Network connectivity - the bane of all computer users...

If I am faced with a machine with a broken network connection, I always start with a few simple tests.  First see whether the machine has an IP address, netmask and default route.  If the basics do not work, nothing else will, but it is amazing how many people do not think about that!

If the basics are fine, try to do a ping of another machine - that will test most things, including the Domain Name Server.  Finally, I use Telnet to verify that the destination service is working.

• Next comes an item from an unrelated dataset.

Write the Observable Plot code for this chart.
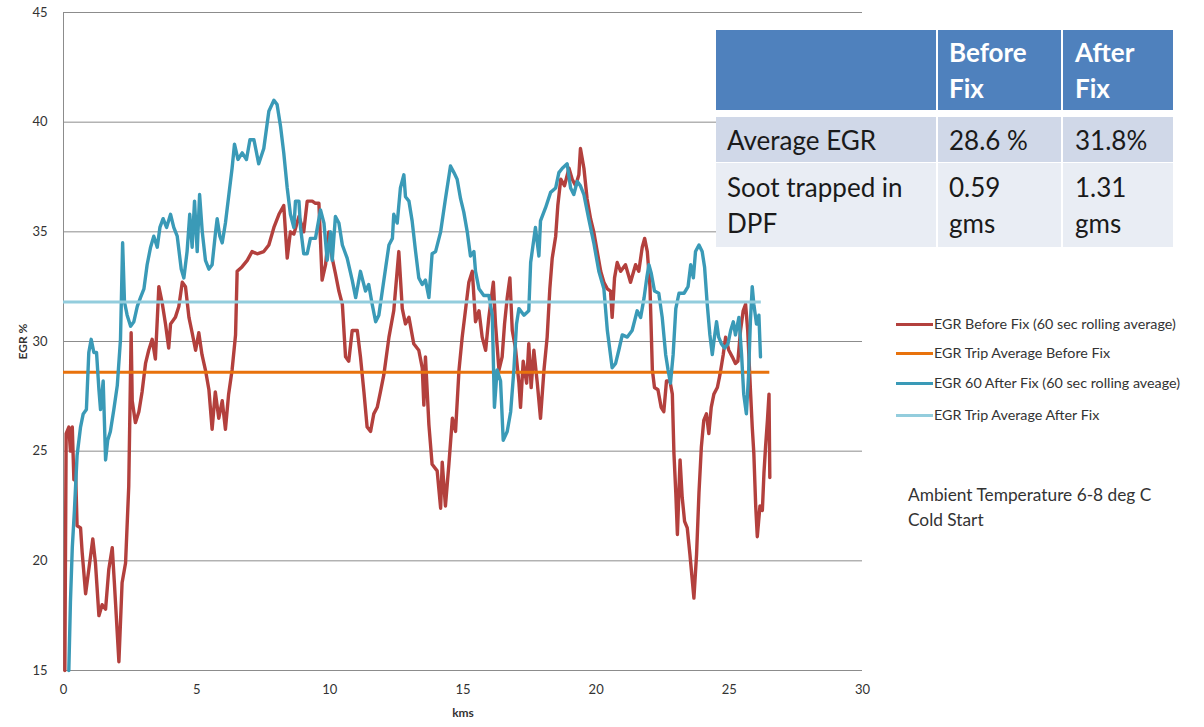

Doing these tests manually, will provide you with helpful error messages.   The Linux error messages always tell you *exactly* what the problem is.  If you don't understand them, then google these messages for more information.  Another unfortunate soul likely had the same problem already.  If you use a GUI utility, then you are insulated from the error messages and you are reduced to aimlessly poking around in the dark.

If those do not work, try to use the Dynamic Host Configuration Protocol (DHCP) to fix things.


Display the device name, IP address and netmask:
# ifconfig

 em1       Link encap:Ethernet  HWaddr 00:21:CC:5E:98:D9
          inet addr:  Bcast:  Mask:

In the olden days, the ethernet ports were always named eth0, eth1 and so on, but nowadays it seems that it can be anything at all, for example em1 or whatever the device file system chose at first startup.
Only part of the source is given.